Marriage was about sharing your life with someone, loving and supporting them, living in the same city, in the same house, coming home to each other every day. Living under the same roof wasn’t on the cards for us now or in the near future. If ever. I didn’t want to live like that. I didn’t come with just me.

“Slip doesn’t need to be dragged into dealing with Mom.” Taking care of her was my responsibility. It was hard managing everything from Canada or when I was home. I couldn’t give Slip my all when Mom took up most of my limited free time.

“He’s met her. He knows she’s part of the deal.”

I stared at the flickering fireplace and sucked in a deep breath to contain the ever-present fear that lurked in the depths of my veins. “Sutt...she’s getting worse. New tests and scans last week show her lungs are damaged. The doctor wants her to have surgery to drain the fluid around them, but she’s refusing to do so.”

Since Mom had been diagnosed with lupus eleven years ago when I was fourteen, she’d deteriorated quickly. She suffered from crippling joint pain, fatigue, pneumonitis, horrid flare-ups, and fevers, and she’d had a mild stroke two years ago. Her life had become an endless cycle of doctors, specialists, and physical therapy appointments. But the worst thing about her condition was she didn’t take care of herself. She ignored every piece of medical advice. The years of abusing alcohol, mixed with an abundance of strong medications and her excessive lifestyle, were now slowly destroying her organs.

“It’s my life. I’m gonna live it how I want.” That had always been Mom’s motto. But the way she was going, she wouldn’t have one for much longer. And that crushed me. I loved Mom. I’d taken care of her since Dad had taken off with her best friend when I was sixteen. My older brother, Timothy, had never gotten on with either of our parents. He’d left home the second he finished high school to travel around the world and save endangered animals. I was beyond fortunate that I could hire a nurse part-time to help care for Mom, and for a driver to chauffeur Mom everywhere she needed to go. I’d considered quitting my job, the acting role I loved, to look after Mom, but she wouldn’t hear of it. So now I went home to LA as often as I could. Once a month had turned into every two weeks.
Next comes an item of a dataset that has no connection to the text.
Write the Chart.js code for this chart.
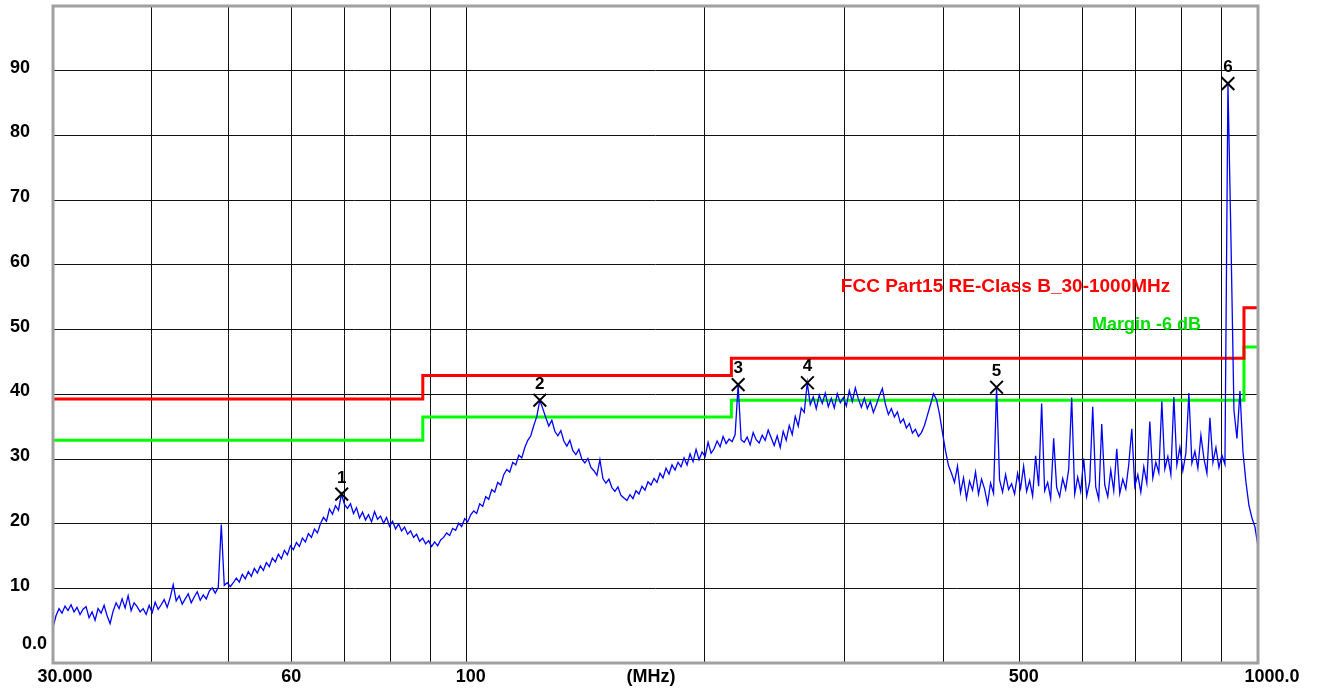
<!DOCTYPE html>
<html><head><meta charset="utf-8">
<script src="https://cdn.jsdelivr.net/npm/chart.js@4"></script>
<style>html,body{margin:0;padding:0;background:#fff;}#wrap{width:1319px;height:690px;}</style>
</head><body><div id="wrap"><canvas id="c" width="1319" height="690"></canvas></div>
<script>
// ---- data ----
const sweepStartMHz = 30;
const sweepStopMHz = 1000;
const traceLevels = [
4.0, 5.8, 6.9, 6.2, 7.3, 6.6, 7.5, 6.4, 7.1, 6.0,
6.8, 7.2, 5.5, 6.4, 5.1, 6.9, 6.2, 7.4, 5.8, 4.6,
6.5, 7.8, 6.9, 8.4, 7.0, 8.9, 6.6, 7.8, 7.2, 6.4,
6.9, 6.0, 7.4, 6.3, 7.9, 6.8, 7.5, 8.3, 7.1, 8.6,
10.6, 8.1, 8.9, 7.6, 8.4, 9.2, 7.8, 8.7, 9.5, 8.2,
9.0, 8.4, 9.6, 10.1, 9.3, 10.2, 19.9, 10.5, 10.9, 10.3,
10.9, 11.6, 11.0, 12.2, 11.5, 12.6, 11.9, 13.1, 12.4, 13.5,
12.8, 14.0, 13.4, 14.7, 14.1, 15.3, 14.6, 15.9, 15.2, 16.6,
16.0, 17.1, 16.5, 17.8, 17.2, 18.5, 17.9, 19.2, 18.6, 20.0,
21.0, 20.4, 22.3, 21.5, 22.8, 22.1, 24.6, 23.0, 22.4, 23.1,
21.6, 22.5, 20.9, 21.8, 20.6, 21.4, 20.3, 21.9, 20.7, 21.2,
20.1, 21.0, 19.6, 20.4, 19.2, 20.0, 18.9, 19.5, 18.4, 18.9,
17.9, 18.4, 17.3, 17.8, 16.9, 17.4, 16.5, 17.2, 16.6, 17.5,
17.9, 18.6, 18.2, 19.3, 19.0, 20.1, 19.6, 20.8, 20.3, 21.4,
22.0, 21.6, 23.1, 22.7, 24.2, 23.8, 25.3, 24.9, 26.4, 26.0,
27.6, 28.4, 28.0, 29.5, 29.1, 30.6, 30.2, 31.8, 32.9, 33.6,
35.2, 36.6, 39.1, 37.8, 36.4, 35.1, 36.0, 34.3, 33.6, 34.4,
32.8, 32.0, 32.9, 31.3, 30.7, 31.5, 30.0, 29.4, 30.1, 28.7,
28.2, 27.5, 29.9, 27.0, 26.3, 26.9, 25.6, 25.0, 25.7, 24.4,
24.0, 23.6, 24.5, 23.9, 25.1, 24.6, 25.8, 25.2, 26.5, 26.0,
27.0, 26.4, 27.8, 27.1, 28.6, 27.7, 29.1, 28.3, 29.5, 28.8,
30.2, 29.1, 30.8, 29.6, 31.5, 29.9, 31.1, 30.4, 32.6, 30.9,
31.6, 32.8, 31.9, 33.5, 32.4, 33.1, 32.7, 33.8, 41.5, 33.0,
32.6, 33.4, 32.2, 34.1, 33.0, 32.5, 33.7, 32.9, 34.5, 33.3,
32.1, 33.6, 31.8, 34.3, 32.9, 35.2, 33.8, 36.6, 35.1, 37.9,
37.2, 41.8, 38.4, 39.6, 37.8, 39.9, 38.6, 40.2, 38.1, 39.4,
37.9, 40.1, 38.7, 39.5, 38.2, 40.6, 38.9, 41.0, 39.3, 38.0,
39.4, 37.8, 38.9, 37.2, 38.4, 39.8, 40.9, 38.5, 36.9, 37.8,
36.5, 37.3, 35.6, 36.2, 34.8, 35.5, 34.0, 34.6, 33.5, 34.1,
35.2, 36.8, 38.4, 40.1, 39.2, 37.0, 34.1, 31.3, 29.0, 27.8,
26.4, 28.9, 24.8, 27.1, 23.9, 26.6, 25.2, 28.0, 24.6, 26.9,
25.4, 23.1, 26.3, 24.7, 41.1, 26.8, 24.9, 27.6, 25.3, 26.2,
24.6, 27.8, 25.5, 28.9, 25.0, 26.7, 24.3, 30.5, 25.8, 38.6,
25.1, 26.4, 23.9, 33.2, 25.6, 24.2, 27.0, 25.3, 28.4, 39.5,
24.6, 27.2, 25.0, 30.1, 24.3, 26.5, 38.1, 25.7, 23.8, 35.4,
26.0, 24.2, 28.3, 25.1, 31.6, 24.7, 26.9, 25.4, 29.2, 34.7,
25.8, 27.6, 24.9, 28.8, 26.3, 35.8, 27.1, 29.5, 27.9, 38.9,
28.5, 30.4, 27.6, 39.6, 29.1, 31.8, 28.2, 30.9, 40.2, 29.4,
31.2, 28.6, 33.7, 30.1, 27.8, 36.4, 29.5, 31.8, 28.7, 30.6,
29.2, 88.0, 64.0, 37.5, 33.2, 40.5, 31.1, 26.4, 22.8, 20.9,
19.5, 16.5
];
const limitFreqs = [30, 88, 216, 960, 1000];
const limitLevels = [39.3, 42.9, 45.6, 53.4, 53.4];
const marginLevels = [32.9, 36.5, 39.1, 47.3, 47.3];
const markerFreqs = [69.5, 123.7, 220.3, 269.5, 467.3, 916.2];
const markerLevels = [24.6, 39.1, 41.5, 41.8, 41.1, 88.0];
const markerLabels = ['1', '2', '3', '4', '5', '6'];
const xGridFreqs = [40, 50, 60, 70, 80, 90, 100, 200, 300, 400, 500, 600, 700, 800, 900];
const yGridLevels = [10, 20, 30, 40, 50, 60, 70, 80, 90];
const xTickFreqs = [30, 60, 100, 171, 500, 1000];
const xTickLabels = ['30.000', '60', '100', '(MHz)', '500', '1000.0'];
const yTickLevels = [0, 10, 20, 30, 40, 50, 60, 70, 80, 90];
const yTickLabels = ['0.0', '10', '20', '30', '40', '50', '60', '70', '80', '90'];
const limitTitle = 'FCC Part15 RE-Class B_30-1000MHz';
const marginTitle = 'Margin -6 dB';

// ---- build datasets ----
const N = traceLevels.length;
const tracePoints = traceLevels.map((v, i) => ({
  x: sweepStartMHz * Math.pow(sweepStopMHz / sweepStartMHz, i / (N - 1)), y: v }));
const limitPoints = limitFreqs.map((f, i) => ({ x: f, y: limitLevels[i] }));
const marginPoints = limitFreqs.map((f, i) => ({ x: f, y: marginLevels[i] }));
const markerPoints = markerFreqs.map((f, i) => ({ x: f, y: markerLevels[i] }));

const FONT = '"Liberation Sans", Arial, sans-serif';

const decor = {
  id: 'decor',
  afterDatasetsDraw(chart) {
    const { ctx, chartArea: a, scales: { x, y } } = chart;
    ctx.save();
    // plot border
    ctx.strokeStyle = '#a0a0a0';
    ctx.lineWidth = 3;
    ctx.strokeRect(a.left, a.top, a.right - a.left, a.bottom - a.top);
    // marker numbers
    ctx.fillStyle = '#000';
    ctx.font = 'bold 17px ' + FONT;
    ctx.textAlign = 'center';
    ctx.textBaseline = 'middle';
    chart.getDatasetMeta(0).data.forEach((p, i) => {
      ctx.fillText(markerLabels[i], p.x, p.y - 16);
    });
    // limit titles
    ctx.textAlign = 'left';
    ctx.font = 'bold 19px ' + FONT;
    ctx.fillStyle = '#ff0000';
    ctx.fillText(limitTitle, x.getPixelForValue(297), y.getPixelForValue(56.6));
    ctx.font = 'bold 18px ' + FONT;
    ctx.fillStyle = '#00e000';
    ctx.fillText(marginTitle, x.getPixelForValue(617), y.getPixelForValue(50.7));
    // y tick labels
    ctx.fillStyle = '#000';
    ctx.font = 'bold 18px ' + FONT;
    ctx.textAlign = 'right';
    yTickLevels.forEach((v, i) => {
      const py = y.getPixelForValue(v);
      if (i === 0) ctx.fillText(yTickLabels[i], a.left - 6, py - 9);
      else ctx.fillText(yTickLabels[i], a.left - 23, py - 3);
    });
    // x tick labels
    const xShift = [12, 0, 4, 0, 4, 14];
    ctx.textAlign = 'center';
    xTickFreqs.forEach((f, i) => {
      ctx.fillText(xTickLabels[i], x.getPixelForValue(f) + xShift[i], a.bottom + 14);
    });
    ctx.restore();
  }
};

new Chart(document.getElementById('c'), {
  type: 'line',
  data: {
    datasets: [
      { data: markerPoints, showLine: false, pointStyle: 'crossRot', pointRadius: 9,
        pointBorderColor: '#000', pointBorderWidth: 2, pointBackgroundColor: '#000' },
      { data: tracePoints, borderColor: '#0000ff', borderWidth: 1.3, pointRadius: 0, tension: 0 },
      { data: limitPoints, borderColor: '#ff0000', borderWidth: 3, pointRadius: 0, stepped: true },
      { data: marginPoints, borderColor: '#00ff00', borderWidth: 3, pointRadius: 0, stepped: true }
    ]
  },
  options: {
    responsive: false,
    animation: false,
    devicePixelRatio: 1,
    layout: { autoPadding: false, padding: { top: 6, right: 61, left: 0, bottom: 0 } },
    plugins: { legend: { display: false }, tooltip: { enabled: false } },
    scales: {
      x: {
        type: 'logarithmic', min: sweepStartMHz, max: sweepStopMHz,
        afterBuildTicks: s => { s.ticks = xGridFreqs.map(v => ({ value: v })); },
        afterFit: s => { s.height = 27; },
        ticks: { display: false },
        grid: { color: '#111', lineWidth: 1, drawTicks: false },
        border: { display: false }
      },
      y: {
        type: 'linear', min: -1.5, max: 100,
        afterBuildTicks: s => { s.ticks = yGridLevels.map(v => ({ value: v })); },
        afterFit: s => { s.width = 53; },
        ticks: { display: false },
        grid: { color: '#111', lineWidth: 1, drawTicks: false },
        border: { display: false }
      }
    }
  },
  plugins: [decor]
});
</script>
</body></html>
Sutton blinked, jerking her chin back. “Why doesn’t she want surgery?”

Exhaustion seeped into my bones. “She thinks there’s nothing wrong with her. That everything will be fine.” But it wasn’t. No matter what I did for her or the treatments and meds she took, she deteriorated. The backs of my eyes stung. “Sutt. I don’t want to lose her.”
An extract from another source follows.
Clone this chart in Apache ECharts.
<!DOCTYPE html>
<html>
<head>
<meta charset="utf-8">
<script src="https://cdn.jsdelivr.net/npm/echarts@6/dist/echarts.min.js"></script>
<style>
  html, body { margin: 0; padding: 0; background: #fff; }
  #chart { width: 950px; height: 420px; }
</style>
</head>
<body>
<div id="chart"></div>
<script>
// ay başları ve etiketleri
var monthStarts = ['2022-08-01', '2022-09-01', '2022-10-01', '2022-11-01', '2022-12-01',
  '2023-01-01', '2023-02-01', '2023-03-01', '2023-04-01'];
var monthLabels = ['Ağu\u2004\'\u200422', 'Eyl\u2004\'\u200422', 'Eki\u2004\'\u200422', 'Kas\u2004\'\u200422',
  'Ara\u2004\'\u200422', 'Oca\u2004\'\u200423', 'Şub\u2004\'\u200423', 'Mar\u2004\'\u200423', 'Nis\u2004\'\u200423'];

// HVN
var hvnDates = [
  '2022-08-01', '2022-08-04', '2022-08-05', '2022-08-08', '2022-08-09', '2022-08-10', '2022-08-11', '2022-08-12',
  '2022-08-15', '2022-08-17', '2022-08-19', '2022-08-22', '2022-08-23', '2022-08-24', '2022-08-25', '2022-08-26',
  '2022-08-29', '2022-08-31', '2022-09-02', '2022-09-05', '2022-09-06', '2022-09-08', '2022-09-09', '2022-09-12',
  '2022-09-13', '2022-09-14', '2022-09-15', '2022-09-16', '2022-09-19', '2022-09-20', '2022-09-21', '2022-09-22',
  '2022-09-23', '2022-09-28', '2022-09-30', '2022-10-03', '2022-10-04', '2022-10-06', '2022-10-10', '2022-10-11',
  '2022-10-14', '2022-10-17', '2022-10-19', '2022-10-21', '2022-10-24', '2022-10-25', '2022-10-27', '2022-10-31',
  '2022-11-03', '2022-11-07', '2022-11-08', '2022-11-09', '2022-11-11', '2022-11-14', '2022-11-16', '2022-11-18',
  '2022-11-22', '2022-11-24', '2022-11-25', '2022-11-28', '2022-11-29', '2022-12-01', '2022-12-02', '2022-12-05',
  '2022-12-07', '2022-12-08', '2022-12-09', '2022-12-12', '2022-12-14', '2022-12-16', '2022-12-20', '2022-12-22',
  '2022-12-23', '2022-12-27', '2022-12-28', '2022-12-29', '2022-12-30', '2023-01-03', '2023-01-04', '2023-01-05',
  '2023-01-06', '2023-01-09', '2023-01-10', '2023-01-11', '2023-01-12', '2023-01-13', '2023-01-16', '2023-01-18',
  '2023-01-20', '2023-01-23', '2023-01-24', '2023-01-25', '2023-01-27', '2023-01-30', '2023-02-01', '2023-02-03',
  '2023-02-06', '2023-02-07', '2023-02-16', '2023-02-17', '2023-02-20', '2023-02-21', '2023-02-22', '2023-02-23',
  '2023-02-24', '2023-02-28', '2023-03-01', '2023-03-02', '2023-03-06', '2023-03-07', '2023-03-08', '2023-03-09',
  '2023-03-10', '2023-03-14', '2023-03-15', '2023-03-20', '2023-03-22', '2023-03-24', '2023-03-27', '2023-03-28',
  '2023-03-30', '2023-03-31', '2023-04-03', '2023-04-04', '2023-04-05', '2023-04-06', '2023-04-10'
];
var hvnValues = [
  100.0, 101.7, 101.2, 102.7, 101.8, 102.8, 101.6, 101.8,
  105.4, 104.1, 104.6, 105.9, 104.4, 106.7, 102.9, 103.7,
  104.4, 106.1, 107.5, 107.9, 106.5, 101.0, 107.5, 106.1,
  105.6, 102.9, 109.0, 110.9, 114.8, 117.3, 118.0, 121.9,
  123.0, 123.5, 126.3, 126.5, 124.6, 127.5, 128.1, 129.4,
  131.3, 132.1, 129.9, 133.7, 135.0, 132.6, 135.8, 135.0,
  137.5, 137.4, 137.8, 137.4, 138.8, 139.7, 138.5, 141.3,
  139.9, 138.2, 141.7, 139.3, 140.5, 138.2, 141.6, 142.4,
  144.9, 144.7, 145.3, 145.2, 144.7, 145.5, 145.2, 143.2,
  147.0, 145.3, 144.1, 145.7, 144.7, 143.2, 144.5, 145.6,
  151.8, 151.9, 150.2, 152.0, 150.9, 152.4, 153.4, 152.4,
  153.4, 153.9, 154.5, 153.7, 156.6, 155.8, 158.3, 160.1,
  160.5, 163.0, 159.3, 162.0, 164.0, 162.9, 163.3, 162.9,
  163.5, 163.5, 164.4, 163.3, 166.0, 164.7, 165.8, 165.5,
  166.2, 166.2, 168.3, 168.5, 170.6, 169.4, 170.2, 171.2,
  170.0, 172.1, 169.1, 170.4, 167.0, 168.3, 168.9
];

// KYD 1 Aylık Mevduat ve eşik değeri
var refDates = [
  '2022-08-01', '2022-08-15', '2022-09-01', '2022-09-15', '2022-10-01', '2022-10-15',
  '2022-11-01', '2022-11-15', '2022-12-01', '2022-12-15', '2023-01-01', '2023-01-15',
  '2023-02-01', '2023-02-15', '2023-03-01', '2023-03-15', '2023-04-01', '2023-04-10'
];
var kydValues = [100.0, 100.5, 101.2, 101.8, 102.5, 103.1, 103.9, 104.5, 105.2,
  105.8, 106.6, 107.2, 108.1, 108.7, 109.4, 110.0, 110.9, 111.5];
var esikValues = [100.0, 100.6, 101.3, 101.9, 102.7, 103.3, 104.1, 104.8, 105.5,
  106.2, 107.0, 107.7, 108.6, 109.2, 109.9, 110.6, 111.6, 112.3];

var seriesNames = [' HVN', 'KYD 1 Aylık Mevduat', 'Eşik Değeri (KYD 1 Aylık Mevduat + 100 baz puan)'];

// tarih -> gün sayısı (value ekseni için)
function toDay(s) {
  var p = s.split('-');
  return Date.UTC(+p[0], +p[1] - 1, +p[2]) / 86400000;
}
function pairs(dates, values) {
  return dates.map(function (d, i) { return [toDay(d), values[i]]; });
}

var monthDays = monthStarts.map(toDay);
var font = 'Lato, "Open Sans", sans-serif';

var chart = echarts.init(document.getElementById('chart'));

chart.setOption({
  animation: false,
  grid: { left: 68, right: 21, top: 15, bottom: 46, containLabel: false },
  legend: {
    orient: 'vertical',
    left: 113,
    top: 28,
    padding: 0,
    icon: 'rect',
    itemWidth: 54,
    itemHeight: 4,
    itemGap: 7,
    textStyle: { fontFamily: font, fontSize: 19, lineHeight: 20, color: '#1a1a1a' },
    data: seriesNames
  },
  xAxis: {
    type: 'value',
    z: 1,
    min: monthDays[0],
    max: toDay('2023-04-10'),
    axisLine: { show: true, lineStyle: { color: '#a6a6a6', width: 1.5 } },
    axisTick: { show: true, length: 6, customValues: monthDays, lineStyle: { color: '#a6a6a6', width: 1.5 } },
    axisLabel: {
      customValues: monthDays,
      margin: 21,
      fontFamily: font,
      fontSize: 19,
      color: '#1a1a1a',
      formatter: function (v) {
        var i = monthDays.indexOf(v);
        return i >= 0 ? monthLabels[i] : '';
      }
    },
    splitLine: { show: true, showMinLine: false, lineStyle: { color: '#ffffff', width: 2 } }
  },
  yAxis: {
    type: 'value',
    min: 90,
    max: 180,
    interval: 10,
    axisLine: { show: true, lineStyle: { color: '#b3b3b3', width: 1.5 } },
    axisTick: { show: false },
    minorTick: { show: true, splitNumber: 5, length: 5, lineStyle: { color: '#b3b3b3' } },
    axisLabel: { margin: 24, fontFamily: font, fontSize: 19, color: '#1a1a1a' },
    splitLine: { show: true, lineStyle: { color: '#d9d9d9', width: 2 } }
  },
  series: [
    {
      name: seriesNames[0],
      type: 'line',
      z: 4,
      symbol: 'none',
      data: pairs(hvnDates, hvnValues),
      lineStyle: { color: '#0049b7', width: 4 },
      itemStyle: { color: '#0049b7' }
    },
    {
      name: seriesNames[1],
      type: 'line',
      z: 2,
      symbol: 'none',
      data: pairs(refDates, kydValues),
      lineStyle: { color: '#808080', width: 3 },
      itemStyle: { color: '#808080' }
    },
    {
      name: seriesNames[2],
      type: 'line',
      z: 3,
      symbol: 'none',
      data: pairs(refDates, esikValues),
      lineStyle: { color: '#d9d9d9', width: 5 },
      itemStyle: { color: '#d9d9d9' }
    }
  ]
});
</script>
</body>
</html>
“Mads, I’m so sorry. Is there anything I can do to help?”

“Thank you, but no. I’ve got everything under control.” A puff of air shot through my nose. I had to laugh, or I’d cry. “Well, I thought I did until last night.”

“Mads...be honest with me. You’ve given me the reasons why you shouldn’t have married Slip, but why did you?”
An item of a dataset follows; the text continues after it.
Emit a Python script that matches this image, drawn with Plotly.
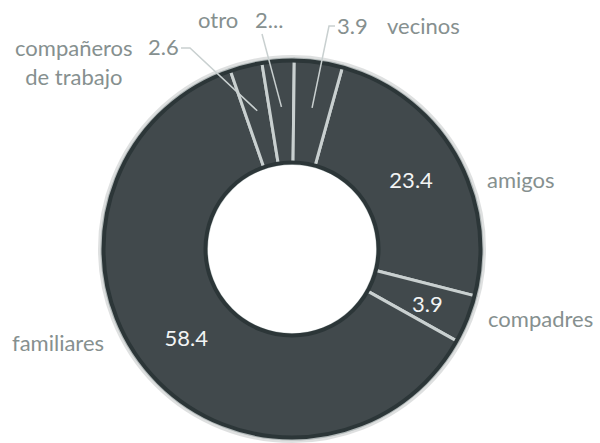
import math
import plotly.graph_objects as go

# Relationship categories and their shares (clockwise from the top-right)
categories = ["amigos", "compadres", "familiares", "compañeros de trabajo", "otro", "vecinos"]
values = [23.4, 3.9, 58.4, 2.6, 2.6, 3.9]
value_text = ["23.4", "3.9", "58.4", "2.6", "2...", "3.9"]
inside = [True, False, True, False, False, False]

W, H = 600, 443
CX, CY, R = 292, 249, 190      # pie centre / radius in pixels
ROT = 15.5                     # start angle of the first slice (deg clockwise from top)
HOLE = 0.45

slice_col = "#41494c"
edge_col = "#c9d0d0"
rim_col = "#2c3638"
label_col = "#86908f"
font_fam = "Lato"
fs = 22

def px(x):
    return x / W

def py(y):
    return 1 - y / H

fig = go.Figure()

fig.add_trace(go.Pie(
    labels=categories,
    values=values,
    text=[t if ins else "" for t, ins in zip(value_text, inside)],
    textinfo="text",
    textposition=["inside" if ins else "none" for ins in inside],
    insidetextorientation="horizontal",
    insidetextfont=dict(color="#f2f4f4", size=fs, family=font_fam),
    hole=HOLE,
    sort=False,
    direction="clockwise",
    rotation=ROT,
    marker=dict(colors=[slice_col] * len(values), line=dict(color=edge_col, width=3)),
    domain=dict(x=[px(CX - R), px(CX + R)], y=[py(CY + R), py(CY - R)]),
    showlegend=False,
))

# mid angle of each slice, used to anchor labels and leader lines
total = sum(values)
mids = []
acc = ROT
for v in values:
    span = v / total * 360
    mids.append(acc + span / 2)
    acc += span

def slice_point(i, frac=0.75):
    a = math.radians(mids[i])
    r = R * frac
    return CX + r * math.sin(a), CY - r * math.cos(a)

def text(x, y, s, color=label_col, xanchor="center"):
    fig.add_annotation(x=px(x), y=py(y), xref="paper", yref="paper", text=s,
                       showarrow=False, xanchor=xanchor, yanchor="middle",
                       font=dict(size=fs, color=color, family=font_fam))

def leader(points):
    path = "M " + " L ".join(f"{px(x)},{py(y)}" for x, y in points)
    fig.add_shape(type="path", path=path, xref="paper", yref="paper",
                  line=dict(color=edge_col, width=1.5))

def ring(r, color, width, opacity=1.0):
    fig.add_shape(type="circle", xref="paper", yref="paper",
                  x0=px(CX - r), x1=px(CX + r), y0=py(CY + r), y1=py(CY - r),
                  line=dict(color=color, width=width), opacity=opacity)

# dark rim on the outer and inner edges of the ring, with a soft shadow outside
r_in = R * HOLE
ring(R + 2, rim_col, 4, 0.15)
ring(R - 1.5, rim_col, 4)
ring(r_in + 1, rim_col, 4)

# value of the compadres slice, placed inside its wedge
cx3, cy3 = slice_point(1, 0.77)
text(cx3, cy3, value_text[1], color="#f2f4f4")

# outside category names
text(521, 180, categories[0])
text(540, 318, categories[1])
text(58, 342, categories[2])
text(74, 62, "compañeros<br>de trabajo")
text(218, 20, categories[4])
text(423, 25, categories[5])

# values of the narrow slices with leader lines
text(163, 47, value_text[3])
leader([(181, 48), (190, 48), slice_point(3)])
text(269, 20, value_text[4])
leader([(262, 34), slice_point(4)])
text(352, 25, value_text[5])
leader([(335, 26), (329, 26), slice_point(5)])

fig.update_layout(
    width=W, height=H,
    margin=dict(l=0, r=0, t=0, b=0),
    paper_bgcolor="white",
    plot_bgcolor="white",
)

fig.write_html("out.html")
My heart shuddered. I took a long sip of my wine to drown the ache. Slip’s gorgeous brown eyes and broad smile that melted my panties flickered behind my eyelids. “He has this enrapturing way of making me believe anything is possible. That everything will be alright.”

Every time I was with Slip I felt like I’d landed in a different universe. To some degree, I did. His world of wild parties and rock music was far removed from my somewhat sedate studio life, filming a popular TV show in Vancouver.

Slip was my escape...from my work, my responsibilities, and my problems. Our hot catchups gave me something to look forward to. We’d become great friends. Loved each other. Had fun. But our moments together never lasted long.

Snippets of time couldn’t become a lifetime.

Now we’d landed in a mess. I’d married him. Being drunk was no excuse, but it was the only one I had.

Sutton topped up her glass of wine. “Isn’t believing anything is possible good?”